The subtitle is “top 10 wheeler dealer restoration projects” or words to that effect: I believe these 10 projects were chosen because they give the widest overall idea of some of the more general skills that are needed, should you undertake such a project for yourself.
If you are expecting a blow by blow account of each project you’re going to be sadly disappointed. The book, like the series, is restricted in what it can tell you in the space available. That said, the book has some real gems of advice and offers a few good ideas of just what you might expect to find by way of unexpected problems. It also offers a few words of advice on the 10 models chosen for the manual.
I really enjoyed the book, drooling over the Lamborghini Urraco and the DKW Amphicar, which I’ll never be able to afford: but hey, I can dream. And I guess this is really what the book (and the TV series) is all about. Dreaming of the cars you saw as a youngster that are now only available as expensive restored motors or as affordable cars requiring a bit of know how to bring them up to a useable standard and possibly even selling them on at a small profit.
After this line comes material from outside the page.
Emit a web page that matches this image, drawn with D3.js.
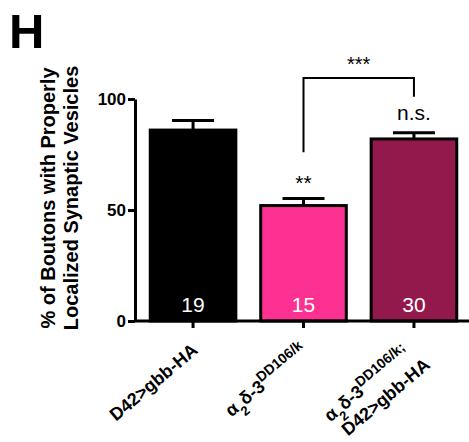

I must say, I’m very sceptical of the Wheeler Dealer accounting methods as they don’t include labour costs: but if you’re doing it as a hobby that might make money rather than consume it, perhaps that’s fair enough.
The book was a good read, and quite entertaining, but I really feel that it was badly let down by some very poor images. Most were too small, and many were very dark so the detail couldn’t really be seen. The text was a ‘chatty’ style very much like the series itself, with both Mike and Edd offering a few words on each project. If you have seen the series, this book would add little to your technical knowledge.
I’d say this book would make a great present for a car enthusiast, or for someone considering purchasing their first restoration: it certainly isn’t as dry as many of the model specific restoration manuals out there, and if it inspires you to take on a project, even better.
3 anchors from me; take it all at face value and don’t expect too much technical advice or information.